We built a hybrid search engine and visualizer that runs a real-time, side-by-side comparison of 4 different retrieval paradigms:

  1. BM25 (Lexical): Using rank-bm25.
  2. Dense (Vectors): Using sentence-transformers (all-MiniLM-L6-v2).
  3. SRL (Structural): A custom scoring algorithm that calculates the Intersection-over-Union (IoU) of tokens within matching semantic roles between the query and the document.
  4. Hybrid: A weighted ensemble score: (0.5 * BM25) + (0.3 * Dense) + (0.2 * SRL).

Key Uniqueness & Features

  • 4-Way Comparison UI: Users can type a query and instantly see how the four paradigms rank the exact same corpus.
  • Semantic Highlighting: The React frontend parses the roles JSON returned by the backend and color-codes the Predicate (Red), ARG0 (Blue), and ARG1 (Green) directly in the text.
  • Interactive Parse Trees: The backend uses spaCy and displaCy to generate raw HTML/SVG dependency trees for every search result, which the frontend renders inside an expandable accordion.
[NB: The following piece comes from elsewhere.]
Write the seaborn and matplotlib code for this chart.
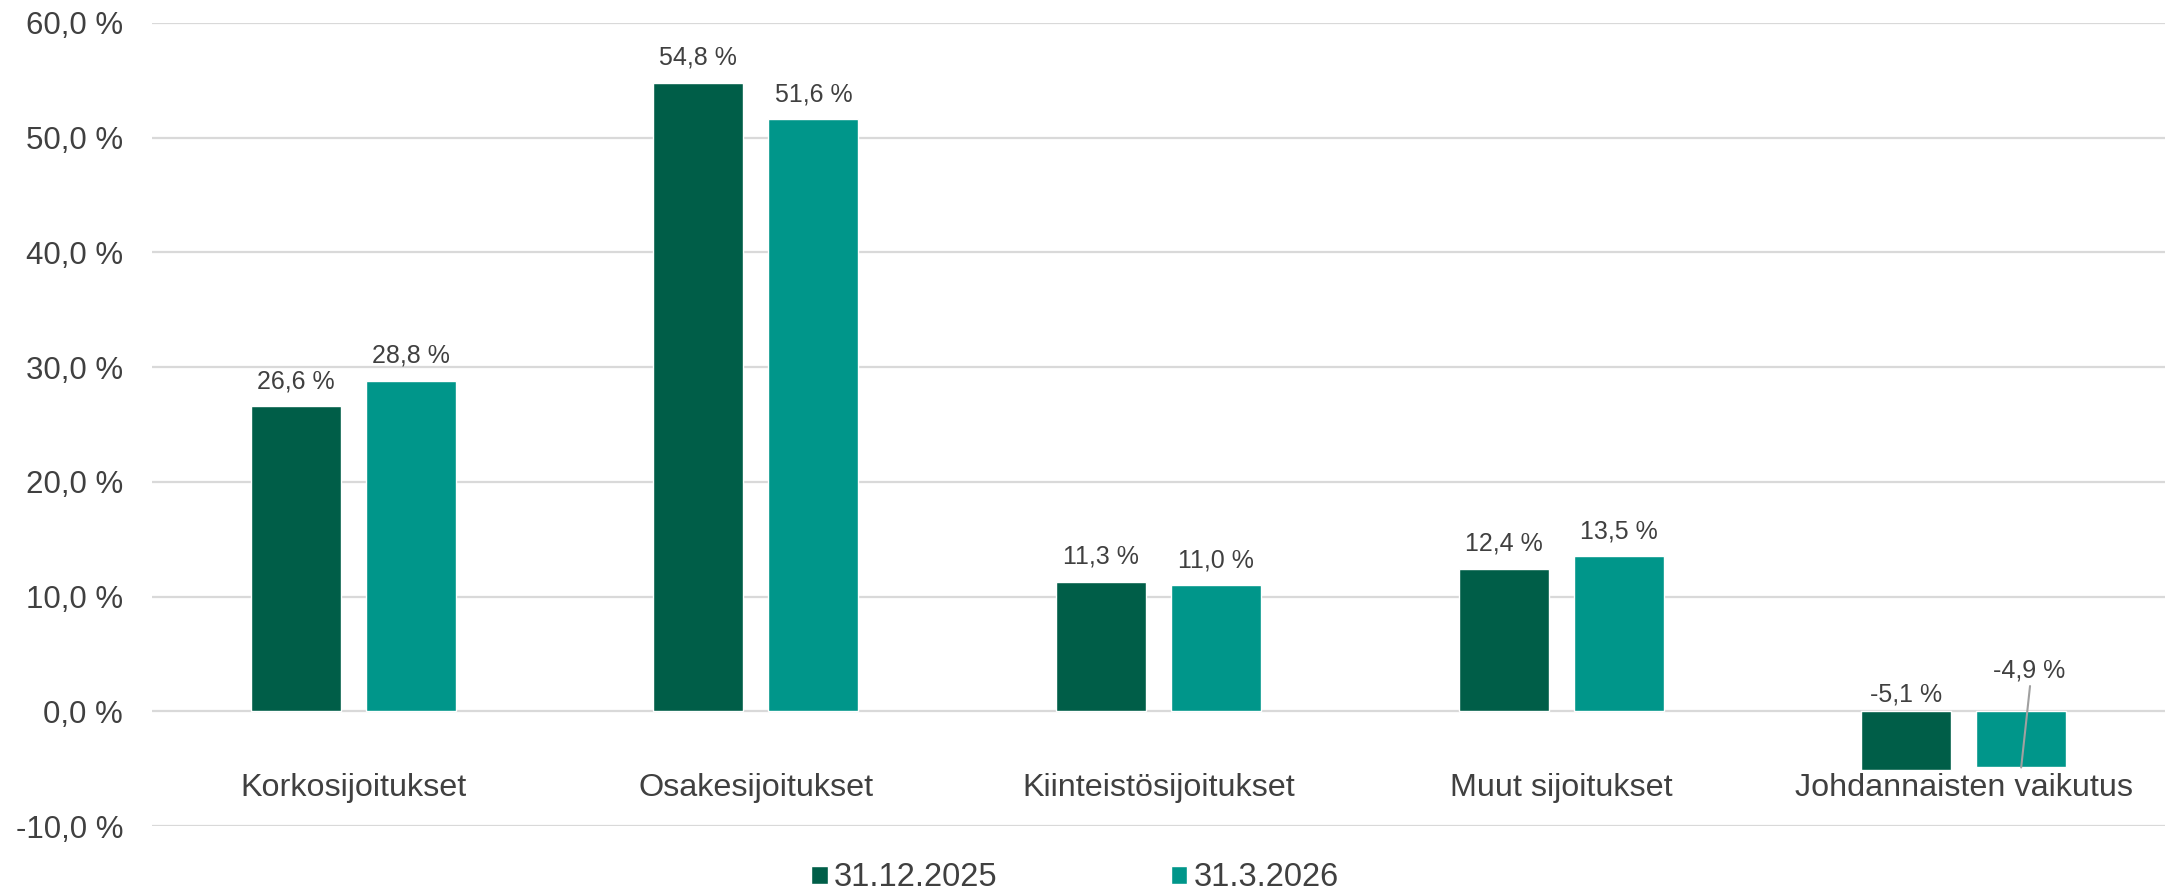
import pandas as pd
import matplotlib
matplotlib.use('Agg')
import matplotlib.pyplot as plt
from matplotlib.patches import Patch
import matplotlib.transforms as mtransforms
import seaborn as sns

# Data
categories = ['Korkosijoitukset', 'Osakesijoitukset', 'Kiinteistösijoitukset',
              'Muut sijoitukset', 'Johdannaisten vaikutus']
dates = ['31.12.2025', '31.3.2026']
vals_2025 = [26.6, 54.8, 11.3, 12.4, -5.1]
vals_2026 = [28.8, 51.6, 11.0, 13.5, -4.9]
yticks = [-10, 0, 10, 20, 30, 40, 50, 60]
colors = ['#005E48', '#00968A']
text_col = '#404040'

df = pd.DataFrame({'Luokka': categories * 2,
                   'Päivä': [dates[0]] * 5 + [dates[1]] * 5,
                   'Osuus': vals_2025 + vals_2026})

sns.set_style('white')
plt.rcParams['font.family'] = ['Liberation Sans', 'DejaVu Sans']

W, H = 2170, 892
fig = plt.figure(figsize=(W / 100, H / 100), dpi=100)
ax = fig.add_axes([152 / W, 1 - 826 / H, 2013 / W, 803 / H])

sns.barplot(data=df, x='Luokka', y='Osuus', hue='Päivä', order=categories,
            hue_order=dates, palette=colors, saturation=1, width=0.571,
            gap=0.218, legend=False, ax=ax)

ax.set_xlim(-0.5, 4.5)
ax.set_ylim(-10, 60)
ax.set_yticks(yticks)
ax.set_yticklabels([])
ax.tick_params(axis='y', length=0)
ax.set_xticks([])
ax.set_xlabel('')
ax.set_ylabel('')
for s in ax.spines.values():
    s.set_visible(False)
ax.yaxis.grid(True, color='#D9D9D9', lw=1.6)
ax.set_axisbelow(True)

# y labels drawn as text, right aligned a bit left of the plot area
trans = mtransforms.offset_copy(ax.get_yaxis_transform(), fig=fig, x=-29, y=0,
                                units='dots')
for v in yticks:
    ax.text(0, v, f'{v:.1f} %'.replace('.', ','), transform=trans, ha='right',
            va='center_baseline', fontsize=22.5, color=text_col)

# category labels just below the zero line
for i, c in enumerate(categories):
    ax.text(i, -7.4, c, ha='center', va='baseline', fontsize=23.3, color=text_col)

# value labels
for ci, cont in enumerate(ax.containers):
    for bar in cont:
        v = bar.get_height() if bar.get_y() >= 0 else bar.get_y()
        x = bar.get_x() + bar.get_width() / 2
        lab = f'{v:.1f} %'.replace('.', ',')
        if v >= 0:
            ax.annotate(lab, (x, v), xytext=(0, 13), textcoords='offset points',
                        ha='center', va='baseline', fontsize=18, color=text_col)
        elif ci == 0:
            ax.annotate(lab, (x, 0), xytext=(0, 7), textcoords='offset points',
                        ha='center', va='baseline', fontsize=18, color=text_col)
        else:
            ax.annotate(lab, (x, v), xytext=(6, 65), textcoords='offset points',
                        ha='center', va='baseline', fontsize=18, color=text_col)
            ax.annotate('', (x, v), xytext=(x + 0.022, 2.2), textcoords='data',
                        arrowprops=dict(arrowstyle='-', color='#A0A0A0', lw=1.5,
                                        shrinkA=0, shrinkB=0))

handles = [Patch(facecolor=colors[0]), Patch(facecolor=colors[1])]
fig.legend(handles, dates, loc='center', bbox_to_anchor=(1075 / W, 1 - 878 / H),
           ncol=2, frameon=False, fontsize=23.5, labelcolor=text_col,
           handlelength=0.5, handleheight=0.5, handletextpad=0.2,
           columnspacing=5.3, borderpad=0)

fig.savefig('out.png', dpi=100)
This allows researchers to physically see the grammatical structure the algorithm used.

4. Technical Architecture

  • Data Source: We used the English PropBank dataset (mertas7/propbank on Hugging Face), which contains high-quality, pre-annotated SRL tags in CoNLL-U CSV format.
  • Data Parsing (parse_data.py): We wrote a script to flatten these complex token-by-token TSV files into a unified corpus.json where each document is a sentence mapped to its extracted roles.
  • Backend (api.py): A FastAPI server that loads the corpus.json into memory. On every request, it uses spaCy to dynamically extract the semantic roles of the user's query, scores it against the corpus, and returns the top results.
  • Frontend (React/Vite): A beautifully styled dashboard (Tailwind CSS v4) that fetches from the backend and renders the complex comparative data cleanly.